Directive - Exactly the lines from the one with "Output the component" through the one with "const row3 = plot.bottom + rowH * 2;", inclusive, are to be repeated, and the pictures are not.

━━━━━━━━━━━━━━━━━━━━━━━━━━━━━━

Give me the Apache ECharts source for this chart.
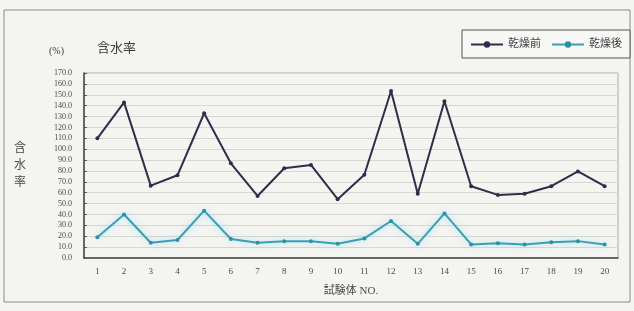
<!DOCTYPE html>
<html>
<head>
<meta charset="utf-8">
<script src="https://cdn.jsdelivr.net/npm/echarts@6/dist/echarts.min.js"></script>
<style>
  html, body { margin: 0; padding: 0; background: #f4f4f1; }
  #chart { width: 634px; height: 311px; }
</style>
</head>
<body>
<div id="chart"></div>
<script>
// 試験体番号
const specimens = ["1","2","3","4","5","6","7","8","9","10","11","12","13","14","15","16","17","18","19","20"];
// 乾燥前 含水率 (%)
const beforeDrying = [110, 143, 66.5, 76, 133, 87, 57, 82.5, 85.5, 54, 76.5, 153.5, 59, 144, 66, 58, 59, 66, 79.5, 66];
// 乾燥後 含水率 (%)
const afterDrying = [19, 40, 14, 16.5, 43.5, 17.5, 14, 15.5, 15.5, 13, 18, 34, 13, 41, 12.5, 13.5, 12.5, 14.5, 15.5, 12.5];

const serif = "'Liberation Serif', 'DejaVu Serif', 'Noto Sans CJK JP', serif";
const textColor = "#4a4a4a";

const chart = echarts.init(document.getElementById("chart"));

chart.setOption({
  backgroundColor: "#f4f4f1",
  animation: false,
  textStyle: { fontFamily: serif, color: textColor },
  title: [
    {
      text: "含水率",
      left: 92, top: 37,
      textStyle: { fontFamily: serif, fontSize: 13, fontWeight: "normal", color: "#3c3c3c" }
    },
    {
      text: "(%)",
      left: 44, top: 41,
      textStyle: { fontFamily: serif, fontSize: 10, fontWeight: "normal", color: "#3c3c3c" }
    }
  ],
  graphic: [
    {
      type: "rect",
      shape: { x: 4, y: 10, width: 626, height: 292 },
      style: { fill: "none", stroke: "#8a8a8a", lineWidth: 1 },
      silent: true
    }
  ],
  legend: {
    right: 4, top: 30,
    width: 170, height: 22,
    padding: [9, 8, 8, 8],
    borderColor: "#555",
    borderWidth: 1,
    backgroundColor: "#f7f7f5",
    itemWidth: 32, itemHeight: 8,
    itemGap: 10,
    textStyle: { fontFamily: serif, fontSize: 11, color: "#3c3c3c" },
    data: ["乾燥前", "乾燥後"]
  },
  grid: {
    left: 84, right: 16, top: 73, bottom: 53,
    show: true, borderColor: "#a8a8a4", borderWidth: 1, backgroundColor: "transparent"
  },
  xAxis: {
    type: "category",
    data: specimens,
    boundaryGap: true,
    name: "試験体 NO.",
    nameLocation: "middle",
    nameGap: 28,
    nameTextStyle: { fontFamily: serif, fontSize: 11, color: textColor },
    axisLine: { lineStyle: { color: "#444", width: 1.5 } },
    axisTick: { inside: true, length: 3, lineStyle: { color: "#555" } },
    axisLabel: { fontFamily: serif, fontSize: 9, color: textColor, margin: 9 },
    splitLine: { show: false }
  },
  yAxis: {
    type: "value",
    min: 0, max: 170, interval: 10,
    name: "含\n水\n率",
    nameLocation: "middle",
    nameRotate: 0,
    nameGap: 58,
    nameTextStyle: { fontFamily: serif, fontSize: 12, lineHeight: 17, color: textColor },
    axisLine: { show: true, lineStyle: { color: "#444", width: 1.5 } },
    axisTick: { show: true, inside: true, length: 3, lineStyle: { color: "#555" } },
    axisLabel: {
      fontFamily: serif, fontSize: 8, color: textColor, margin: 12,
      formatter: v => v.toFixed(1)
    },
    splitLine: { lineStyle: { color: "#d6d6d3", width: 1 } }
  },
  series: [
    {
      name: "乾燥前",
      type: "line",
      data: beforeDrying,
      symbol: "circle",
      symbolSize: 4,
      itemStyle: { color: "#2e2e4a" },
      lineStyle: { color: "#2e2e4a", width: 2 }
    },
    {
      name: "乾燥後",
      type: "line",
      data: afterDrying,
      symbol: "circle",
      symbolSize: 4,
      itemStyle: { color: "#2f8fa6" },
      lineStyle: {
        color: "#3a9fb6", width: 2,
        shadowColor: "rgba(120, 220, 240, 0.7)", shadowBlur: 6
      }
    }
  ]
});
</script>
</body>
</html>
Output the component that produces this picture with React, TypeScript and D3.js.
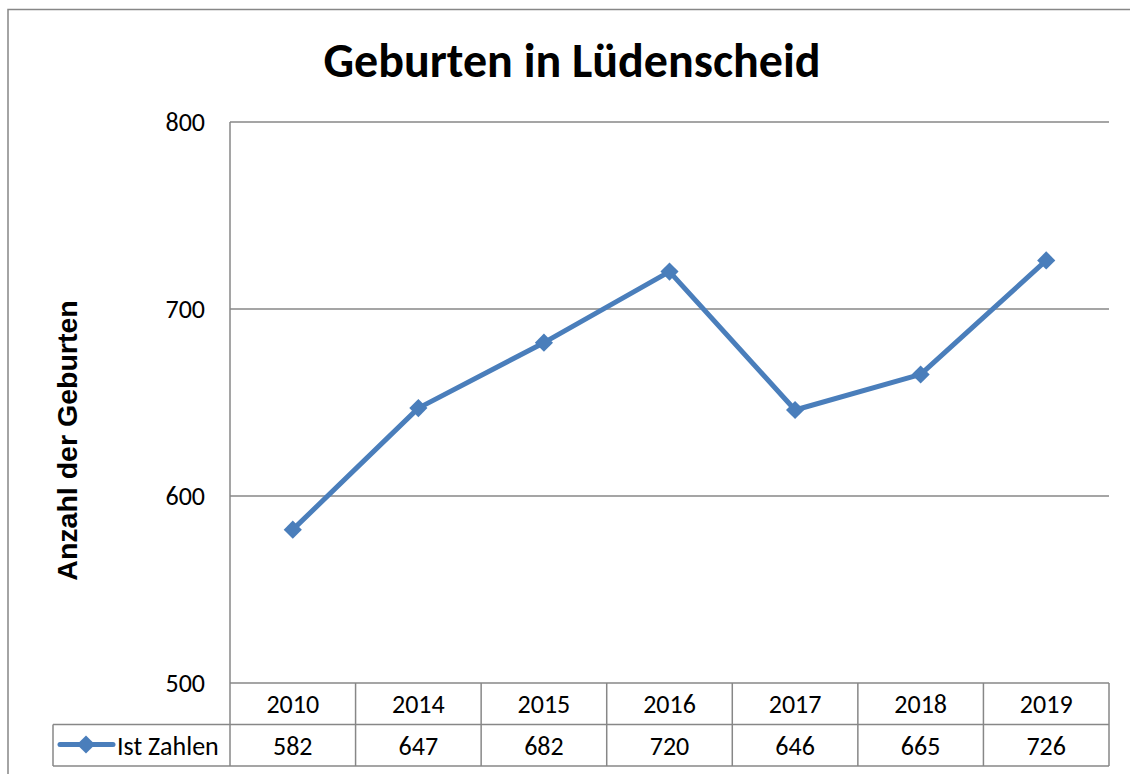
import React from 'react';
import * as d3 from 'd3';

// Daten
const years = ['2010', '2014', '2015', '2016', '2017', '2018', '2019'];
const istZahlen = [582, 647, 682, 720, 646, 665, 726];
const yTicks = [500, 600, 700, 800];
const seriesName = 'Ist Zahlen';
const title = 'Geburten in Lüdenscheid';
const yTitle = 'Anzahl der Geburten';

const W = 1130;
const H = 774;
const plot = { left: 230, right: 1109, top: 122, bottom: 683 };
const rowH = 41.5;
const legendLeft = 53;
const gray = '#878787';
const blue = '#4A7EBB';
const font = 'Carlito, Lato, sans-serif';
const fs = 26;

const App = () => {
  const x = d3.scaleBand().domain(years).range([plot.left, plot.right]);
  const y = d3.scaleLinear().domain([500, 800]).range([plot.bottom, plot.top]);

  const line = d3
    .line<number>()
    .x((d, i) => x(years[i])! + x.bandwidth() / 2)
    .y(d => y(d));

  const diamond = d3.symbol().type(d3.symbolDiamond2).size(210)();

  const row1 = plot.bottom;
  const row2 = plot.bottom + rowH;
  const row3 = plot.bottom + rowH * 2;

  return (
    <svg width={W} height={H} style={{ position: 'absolute', left: 0, top: 0 }}>
      <rect x={0} y={0} width={W} height={H} fill="#fff" />
      {/* Rahmen */}
      <path d={`M8,${H} V9.5 H${W}`} fill="none" stroke={gray} strokeWidth={1.5} />

      <text x={572} y={77} textAnchor="middle" fontFamily={font} fontWeight="bold" fontSize={48}>
        {title}
      </text>

      <text
        transform={`translate(77,${(plot.top + plot.bottom) / 2 + 38}) rotate(-90)`}
        textAnchor="middle"
        fontFamily="'Liberation Sans', Arial, sans-serif"
        fontWeight="bold"
        fontSize={28.5}
      >
        {yTitle}
      </text>

      {/* Gitterlinien */}
      {yTicks.map(t => (
        <g key={t}>
          {t > 500 && (
            <line x1={plot.left} x2={plot.right} y1={y(t)} y2={y(t)} stroke={gray} strokeWidth={1.5} />
          )}
          <text x={205} y={y(t) + 9} textAnchor="end" fontFamily={font} fontSize={fs}>
            {t}
          </text>
        </g>
      ))}
      <line x1={plot.left} x2={plot.left} y1={plot.top} y2={plot.bottom} stroke={gray} strokeWidth={1.5} />

      {/* Datentabelle */}
      <g stroke={gray} strokeWidth={1.5} fill="none">
        <line x1={plot.left} x2={plot.right} y1={row1} y2={row1} />
        <line x1={legendLeft} x2={plot.right} y1={row2} y2={row2} />
        <line x1={legendLeft} x2={plot.right} y1={row3} y2={row3} />
        <line x1={legendLeft} x2={legendLeft} y1={row2} y2={row3} />
        {years.map(yr => (
          <line key={yr} x1={x(yr)} x2={x(yr)} y1={row1} y2={row3} />
        ))}
        <line x1={plot.right} x2={plot.right} y1={row1} y2={row3} />
      </g>
      {years.map((yr, i) => (
        <g key={yr} fontFamily={font} fontSize={fs} textAnchor="middle">
          <text x={x(yr)! + x.bandwidth() / 2} y={row1 + 30}>{yr}</text>
          <text x={x(yr)! + x.bandwidth() / 2} y={row2 + 30}>{istZahlen[i]}</text>
        </g>
      ))}

      {/* Legende */}
      <line x1={60} x2={113} y1={row2 + 20} y2={row2 + 20} stroke={blue} strokeWidth={5} strokeLinecap="round" />
      <path d={diamond!} transform={`translate(86,${row2 + 20})`} fill={blue} />
      <text x={117} y={row2 + 30} fontFamily={font} fontSize={fs}>{seriesName}</text>

      {/* Linie */}
      <path d={line(istZahlen)!} fill="none" stroke={blue} strokeWidth={5} strokeLinejoin="round" />
      {istZahlen.map((v, i) => (
        <path
          key={years[i]}
          d={diamond!}
          transform={`translate(${x(years[i])! + x.bandwidth() / 2},${y(v)})`}
          fill={blue}
        />
      ))}
    </svg>
  );
};

export default App;
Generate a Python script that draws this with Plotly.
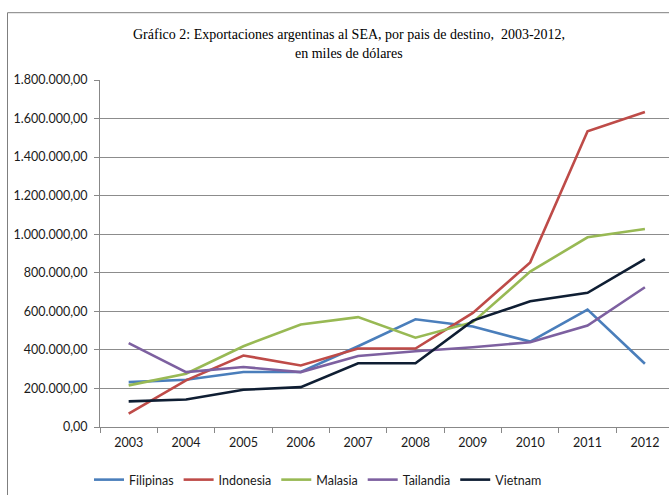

━━━━━━━━━━━━━━━━━━━━━━━━━━━━━━

The completed task -
Output the component that produces this picture with React, TypeScript and D3.js.
import React from 'react';
import * as d3 from 'd3';

// Daten
const years = ['2010', '2014', '2015', '2016', '2017', '2018', '2019'];
const istZahlen = [582, 647, 682, 720, 646, 665, 726];
const yTicks = [500, 600, 700, 800];
const seriesName = 'Ist Zahlen';
const title = 'Geburten in Lüdenscheid';
const yTitle = 'Anzahl der Geburten';

const W = 1130;
const H = 774;
const plot = { left: 230, right: 1109, top: 122, bottom: 683 };
const rowH = 41.5;
const legendLeft = 53;
const gray = '#878787';
const blue = '#4A7EBB';
const font = 'Carlito, Lato, sans-serif';
const fs = 26;

const App = () => {
  const x = d3.scaleBand().domain(years).range([plot.left, plot.right]);
  const y = d3.scaleLinear().domain([500, 800]).range([plot.bottom, plot.top]);

  const line = d3
    .line<number>()
    .x((d, i) => x(years[i])! + x.bandwidth() / 2)
    .y(d => y(d));

  const diamond = d3.symbol().type(d3.symbolDiamond2).size(210)();

  const row1 = plot.bottom;
  const row2 = plot.bottom + rowH;
  const row3 = plot.bottom + rowH * 2;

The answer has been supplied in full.